The tiny village of Latchley sits on the north-facing slope of a buff around which the Tamar traces one of its many meanders between Lifton and the estuary. There was no one around as we passed through early on an April Sunday morning.
The village footprint has barely changed since the 1884 OS Map (Cornwall XXIII.16, surveyed 1883). The sense of place more so. The Wesleyan Chapel and School long since turned into homes. The small church now a B&B. No shop, no pub. No community spaces.
Back in 1884 industrial decline was raw and recent and is called out by the Ordnance Survey cartographers. Within half a mile of the village centre the hillside is littered with copperplate italics;
New Devon Consols Mine (Copper, Disused)
Duchy Great Consols Mine (Copper, Disused)
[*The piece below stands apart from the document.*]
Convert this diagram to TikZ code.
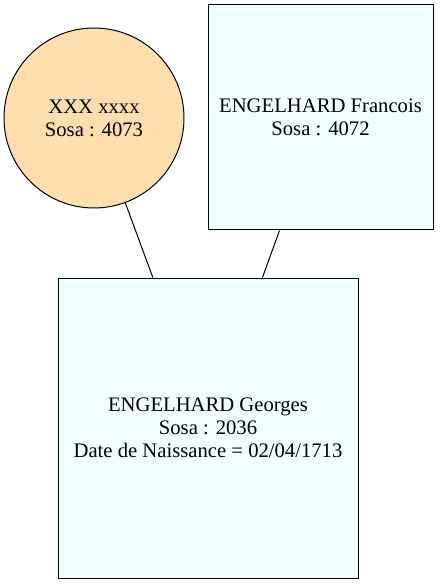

West Devon Consols Mine (Copper, Disused)
Wheal Williams (Copper, Disused).
Time deadens the impact of change, on the current map these markings have all but disappeared, with only one anonymous Mine (dis) picked out.
We catch an enticing glimpse of a longer view as we leave the village, hugging a contour as we walk towards Greenscoombe Woods. In one glanced moment this place is framed comprehensively in its context.
I gaze beyond the clipped bauble garden shrubs and over the couple of post-war bungalows bordering this side of the village, shallow brown-tiled roofs atop creamy coarse pebbledash.
First comes a dark layer of managed coniferous plantation.
Interleaved behind are rolling fields. Fresh grassy shapes marked out by darker green hedgerows.
And finally, barely there before the pale blue sky takes over, the rugged horizon of Dartmoor.
I love the snapshot of these different landscapes, coming together to tell the story of the earth beneath and the chapters of human activity. The variety of landscapes we encounter along the Tamara Way is one of the route’s attractions, unfolding the tale of the river and the world around her.